Similarly, Lithuania’s influential Deputy Minister of Foreign Affairs Zygimantas Pavilionis cautioned the Germans and French that:
The French Presidency [of the EU] was making a serious, historic mistake. We are questioning the timing and we are questioning this U-turn in the EU’s position. Is it the right signal to send to Kyiv, to Moldova, even to the Baltic states today, that borders can be changed by military force? This is a way to legitimize occupation, and we are concerned about the powerful effects of this message to all neighboring countries and to Russia itself (DPA, November 10).
On November 10, however, the French line prevailed definitively at the EU’s meeting of ministers of foreign affairs.

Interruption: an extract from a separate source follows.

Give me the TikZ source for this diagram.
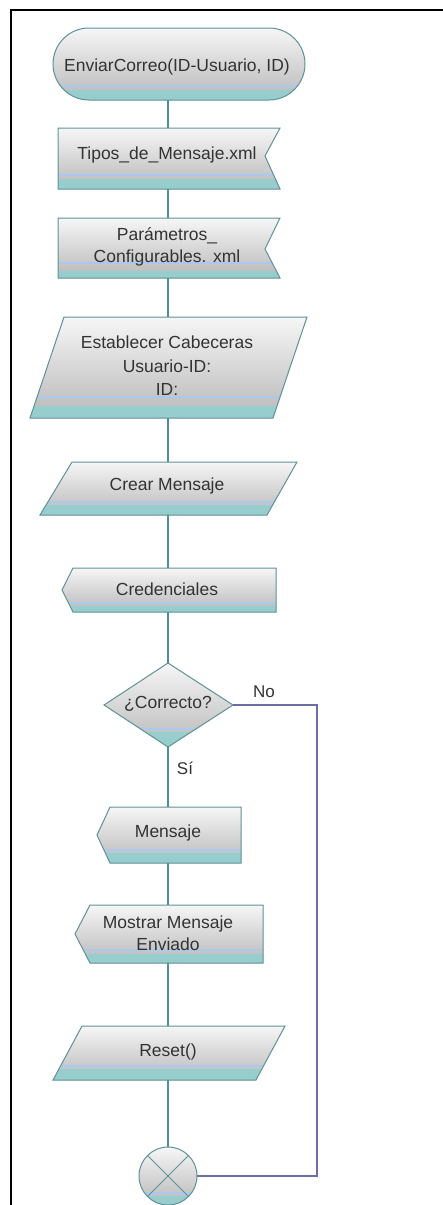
\documentclass[tikz,border=0pt]{standalone}
\usepackage{fontspec}
\setmainfont{Liberation Sans}
\definecolor{textgray}{HTML}{333333}
\definecolor{edgecol}{HTML}{5F9297}
\definecolor{conncol}{HTML}{4F9095}
\definecolor{nocol}{HTML}{6C6FA6}
\definecolor{bandcol}{HTML}{97CDCC}
\definecolor{bluecol}{HTML}{A9C9EE}
\definecolor{shadetop}{HTML}{F6F6F6}
\definecolor{shadebot}{HTML}{B8B8B8}
% Flowchart symbol: gradient body, light-blue rule and teal foot band
% #1 path options, #2 outline path, #3 y of blue rule, #4 top of teal band
\newcommand\fcshape[4][]{%
  \shade[top color=shadetop, bottom color=shadebot, #1] #2;
  \begin{scope}
    \clip[#1] #2;
    \fill[bandcol] (0,#4) rectangle (443,1205);
    \draw[bluecol, line width=1.3pt] (0,#3) -- (443,#3);
  \end{scope}
  \draw[outline, #1] #2;
}
\begin{document}
\begin{tikzpicture}[x=1pt,y=-1pt,
  txt/.style={font=\fontsize{17.5}{22}\selectfont, text=textgray, align=center, inner sep=0pt},
  lbl/.style={font=\fontsize{17}{20}\selectfont, text=textgray, inner sep=0pt},
  outline/.style={draw=edgecol, line width=1pt},
  conn/.style={draw=conncol, line width=1.2pt},
  noconn/.style={draw=nocol, line width=1.2pt}]
\useasboundingbox (0,0) rectangle (443,1205);

% page frame
\draw[black, line width=2pt] (443,10) -- (11,10) -- (11,1206);

% start terminal
\fcshape[rounded corners=36pt]{(53,28) rectangle (305,100)}{86}{90}
\node[txt] (start) at (177,67) {EnviarCorreo(ID-Usuario, ID)};
\coordinate (start-b) at (168,100);

% stored data files
\fcshape{(58,128) -- (280,128) -- (265,156) -- (280,189) -- (58,189) -- cycle}{175}{179}
\node[txt] (tipos) at (167,155) {Tipos\_de\_Mensaje.xml};
\coordinate (tipos-t) at (168,128);
\coordinate (tipos-b) at (168,189);

\fcshape{(58,218) -- (280,218) -- (265,249) -- (280,278) -- (58,278) -- cycle}{263}{271}
\node[txt] (param) at (167,247) {Parámetros\_\\Configurables. xml};
\coordinate (param-t) at (168,218);
\coordinate (param-b) at (168,278);

% input/output steps
\fcshape{(64,317) -- (307,317) -- (273,418) -- (30,418) -- cycle}{397}{406}
\node[txt, font=\fontsize{17.5}{23.5}\selectfont] (cabec) at (167,366) {Establecer Cabeceras\\Usuario-ID:\\ID:};
\coordinate (cabec-t) at (168,317);
\coordinate (cabec-b) at (168,418);

\fcshape{(72,462) -- (297,462) -- (267,515) -- (40,515) -- cycle}{502}{505}
\node[txt] (crear) at (167,486) {Crear Mensaje};
\coordinate (crear-t) at (168,462);
\coordinate (crear-b) at (168,515);

% display symbols
\fcshape{(73,568) -- (276,568) -- (276,612) -- (73,612) -- (62,590) -- cycle}{603}{606}
\node[txt] (cred) at (167,589) {Credenciales};
\coordinate (cred-t) at (168,568);
\coordinate (cred-b) at (168,612);

% decision
\fcshape{(168,663) -- (233,705) -- (168,747) -- (104,705) -- cycle}{729}{732}
\node[txt] (dec) at (168,704) {¿Correcto?};
\coordinate (dec-t) at (168,663);
\coordinate (dec-b) at (168,747);
\coordinate (dec-r) at (233,705);

\fcshape{(110,807) -- (241,807) -- (241,863) -- (110,863) -- (97,835) -- cycle}{850}{853}
\node[txt] (msg) at (168,833) {Mensaje};
\coordinate (msg-t) at (168,807);
\coordinate (msg-b) at (168,863);

\fcshape{(90,905) -- (263,905) -- (263,963) -- (90,963) -- (75,934) -- cycle}{950}{954}
\node[txt] (mostrar) at (168,933) {Mostrar Mensaje\\Enviado};
\coordinate (mostrar-t) at (168,905);
\coordinate (mostrar-b) at (168,963);

\fcshape{(82,1026) -- (285,1026) -- (256,1080) -- (53,1080) -- cycle}{1066}{1069}
\node[txt] (reset) at (168,1052) {Reset()};
\coordinate (reset-t) at (168,1026);
\coordinate (reset-b) at (168,1080);

% summing junction
\fcshape{(168,1176) circle (29pt)}{1193}{1196}
\coordinate (join) at (168,1176);
\coordinate (join-t) at (168,1147);
\coordinate (join-r) at (197,1176);
\draw[outline] (147.5,1155.5) -- (188.5,1196.5) (188.5,1155.5) -- (147.5,1196.5);

% connectors
\draw[conn] (start-b) -- (tipos-t);
\draw[conn] (tipos-b) -- (param-t);
\draw[conn] (param-b) -- (cabec-t);
\draw[conn] (cabec-b) -- (crear-t);
\draw[conn] (crear-b) -- (cred-t);
\draw[conn] (cred-b) -- (dec-t);
\draw[conn] (dec-b) -- (msg-t);
\draw[conn] (msg-b) -- (mostrar-t);
\draw[conn] (mostrar-b) -- (reset-t);
\draw[conn] (reset-b) -- (join-t);
\draw[noconn] (dec-r) -- (317,705) -- (317,1176) -- (join-r);

% branch labels
\node[lbl] (no) at (264,692) {No};
\node[lbl] (si) at (185,768) {Sí};
\end{tikzpicture}
\end{document}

Kouchner claimed that Russia’s conduct on the ground in Georgia was satisfactory enough to warrant the resumption of partnership negotiations with Russia. For their part, Solana and External Affairs Commissioner Benita Ferrero-Waldner prevailed with the interpretation that the start of partnership negotiations with Russia would not require unanimous consent within the EU, inasmuch as the September 1 decision had merely “postponed” that start, rather than ruled it out. As Estonia’s Minister of Foreign Affairs Umas Paet noted, however, this interpretation raised questions and could not be allowed to develop into a precedent within the EU (BNS, November 10).
The ministerial meeting seemed to ignore Georgian Prime Minister Grigol Mgaloblishvili’s appeal from Tbilisi: “Today to declare ‘mission accomplished’ and return to business as usual with Russia could encourage Russia to continue its aggressive actions against Georgia and Europe’s eastern neighborhood” (Civil Georgia, November 10).